* [The task]:
Of all the lines in the material, how many include the word "this"? Reply with the number alone.

* [Data listing]:
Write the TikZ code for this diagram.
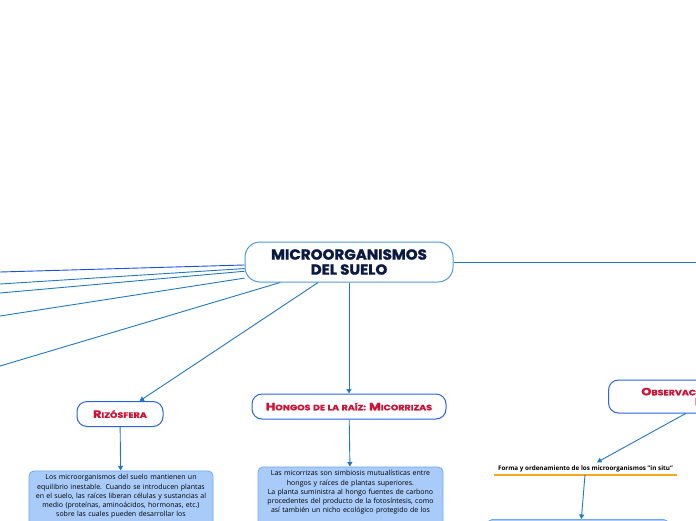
\documentclass[tikz,border=0pt]{standalone}
\usepackage{fontspec}
\setmainfont{Open Sans}
\newfontfamily\titlefont[BoldFeatures={FakeBold=1.6,FakeStretch=1.04}]{Poppins}
\newfontfamily\lblfont[FakeStretch=1.22,BoldFeatures={FakeBold=1.2,FakeStretch=1.22}]{Poppins}
\usetikzlibrary{arrows.meta}
\definecolor{conncol}{HTML}{1F78C1}
\definecolor{conntop}{HTML}{1A4FE6}
\definecolor{cborder}{HTML}{4E9AD6}
\definecolor{lborder}{HTML}{2563E8}
\definecolor{lred}{HTML}{CC1236}
\definecolor{navy}{HTML}{0B1A42}
\definecolor{boxfill}{HTML}{A9CBF9}
\definecolor{boxline}{HTML}{72A9EE}
\definecolor{orng}{HTML}{F5A623}
\newcommand{\bigsc}[1]{{\fontsize{10.5}{12}\selectfont #1}}
\newcommand{\smsc}[1]{{\fontsize{7.8}{12}\selectfont #1}}
\begin{document}
\begin{tikzpicture}[x=1pt,y=-1pt,
  connline/.style={draw=conncol, line width=0.9pt},
  arr/.style={connline, -{Triangle[length=4.5pt,width=5pt]}},
  central/.style={draw=cborder, line width=1pt, fill=white, rounded corners=15pt,
    minimum width=208pt, minimum height=40pt, align=center,
    font=\titlefont\bfseries\fontsize{14.5}{15}\selectfont, text=navy, inner sep=0pt},
  lblnode/.style={draw=lborder, line width=1pt, fill=white, rounded corners=10pt,
    text=lred, font=\lblfont\bfseries, inner sep=0pt, align=center},
  textbox/.style={draw=boxline, line width=0.8pt, fill=boxfill, rounded corners=5pt,
    anchor=north, align=center, font=\fontsize{7}{9.3}\selectfont,
    inner xsep=2pt, inner ysep=3.5pt, text depth=60pt},
]
\useasboundingbox (0,0) rectangle (696,520);

% free ends of the connectors
\coordinate (l1) at (0,272);
\coordinate (l2) at (0,284);
\coordinate (l3) at (0,293);
\coordinate (l4) at (0,316);
\coordinate (l5) at (0,366);
\coordinate (r1) at (696,262);

% nodes
\node[central] (c) at (349,262) {MICROORGANISMOS\\DEL SUELO};
\node[lblnode, minimum width=86pt, minimum height=25pt] (riz) at (120,414)
  {\bigsc{R}\smsc{IZÓSFERA}};
\node[lblnode, minimum width=194pt, minimum height=25pt] (hon) at (349,406.5)
  {\bigsc{H}\smsc{ONGOS}\hspace{2.5pt}\smsc{DE}\hspace{2.5pt}\smsc{LA}\hspace{2.5pt}\smsc{RAÍZ:}\hspace{3pt}\bigsc{M}\smsc{ICORRIZAS}};
\node[lblnode, minimum width=216pt, minimum height=33pt, anchor=west] (obs) at (608,396.5)
  {\bigsc{O}\smsc{BSERVACIÓN MICROSCÓPICA}\\[-2pt]\bigsc{D}\smsc{IRECTA}};

\node[textbox, text width=180pt] (b1) at (121,470.5)
  {Los microorganismos del suelo mantienen un\\
   equilibrio inestable. Cuando se introducen plantas\\
   en el suelo, las raíces liberan células y sustancias al\\
   medio (proteínas, aminoácidos, hormonas, etc.)\\
   sobre las cuales pueden desarrollar los};
\node[textbox, text width=181pt] (b2) at (350.5,466.5)
  {Las micorrizas son simbiosis mutualísticas entre\\
   hongos y raíces de plantas superiores.\\
   La planta suministra al hongo fuentes de carbono\\
   procedentes del producto de la fotosíntesis, como\\
   así también un nicho ecológico protegido de los};

\node[font=\bfseries\fontsize{6.3}{7}\selectfont, minimum width=183pt, inner xsep=0pt,
  inner ysep=3pt, anchor=south] (forma) at (585.5,475)
  {Forma y ordenamiento de los microorganismos "in situ"};
\draw[orng, line width=1.5pt] (forma.south west) -- (forma.south east);

\node[draw=boxline, line width=0.8pt, fill=boxfill, rounded corners=5pt,
  minimum width=181pt, minimum height=80pt, anchor=north] (b3) at (578,519) {};

% connectors
\draw[connline, draw=conntop] (c) -- (l1);
\draw[connline] (c) -- (l2);
\draw[connline] (c) -- (l3);
\draw[connline] (c) -- (l4);
\draw[connline] (c) -- (l5);
\draw[connline] (c) -- (r1);
\draw[arr] (c) -- (riz);
\draw[arr] (c) -- (hon);
\draw[arr] (riz) -- (b1);
\draw[arr] (hon) -- (b2);
\draw[arr] (obs) -- (forma);
\draw[arr] (forma) -- (b3);
\end{tikzpicture}
\end{document}
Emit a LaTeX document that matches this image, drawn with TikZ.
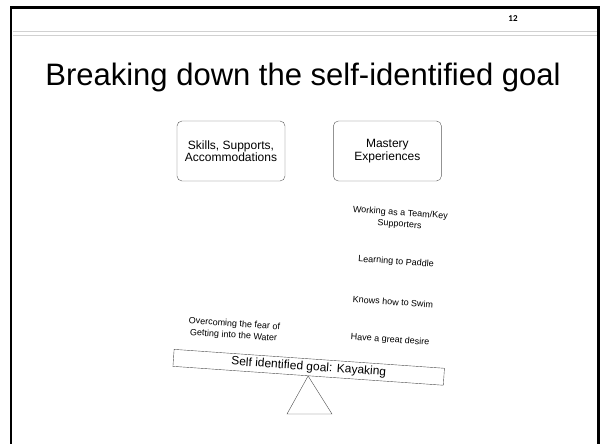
\documentclass[tikz,border=0pt]{standalone}
\usepackage{fontspec}
\setmainfont{Liberation Sans}
\newfontfamily\numfont{Carlito}
\usetikzlibrary{calc, positioning}

\begin{document}
\begin{tikzpicture}[x=1pt, y=-1pt, node distance=48pt, every node/.style={font=\fontsize{9}{11.5}\selectfont}]
  \tikzset{topic/.style={draw=black!65, rounded corners=5pt, minimum width=108pt, minimum height=60pt, align=center, font=\fontsize{12}{12.5}\selectfont},
    item/.style={align=center, rotate=-4, inner sep=1pt},
    plank/.style={draw=black!70, rotate=-4, minimum width=271pt, minimum height=17pt, inner sep=0pt, font=\fontsize{12}{12}\selectfont}}
  \useasboundingbox (0,0) rectangle (600,444);

  % slide frame
  \draw[line width=2.5pt] (11,470) -- (11,7.5) -- (598.5,7.5) -- (598.5,470);
  \draw[black!18, line width=0.8pt] (12.5,31) -- (597,31);
  \draw[black!18, line width=0.8pt] (12.5,35) -- (597,35);
  \node[font=\numfont\bfseries\fontsize{9}{9}\selectfont] (pagenum) at (513,19) {12};

  \node[font=\fontsize{31}{31}\selectfont] (title) at (303,77) {Breaking down the self-identified goal};

  \node[topic] (skills) at (231,151) {Skills, Supports,\\Accommodations};
  \node[topic, right=of skills] (mastery) {Mastery\\Experiences};

  \node[item] (team) at (400,219) {Working as a Team/Key\\Supporters};
  \node[item] (paddle) at (396,262) {Learning to Paddle};
  \node[item] (swim) at (393,302) {Knows how to Swim};
  \node[item] (desire) at (390,340) {Have a great desire};
  \node[item] (fear) at (234,330) {Overcoming the fear of\\Getting into the Water};

  % seesaw
  \node[plank] (goal) at (308.7,367.3) {Self identified goal: Kayaking\hspace{20pt}};
  \coordinate (baseL) at (287,414);
  \coordinate (baseR) at (332,414);
  \draw[black!70] (goal.south) -- (baseL) -- (baseR) -- cycle;
\end{tikzpicture}
\end{document}
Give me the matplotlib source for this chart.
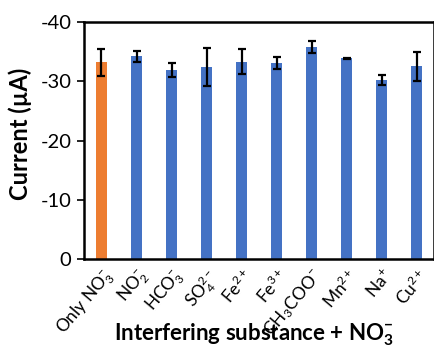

* [Right answer]:
3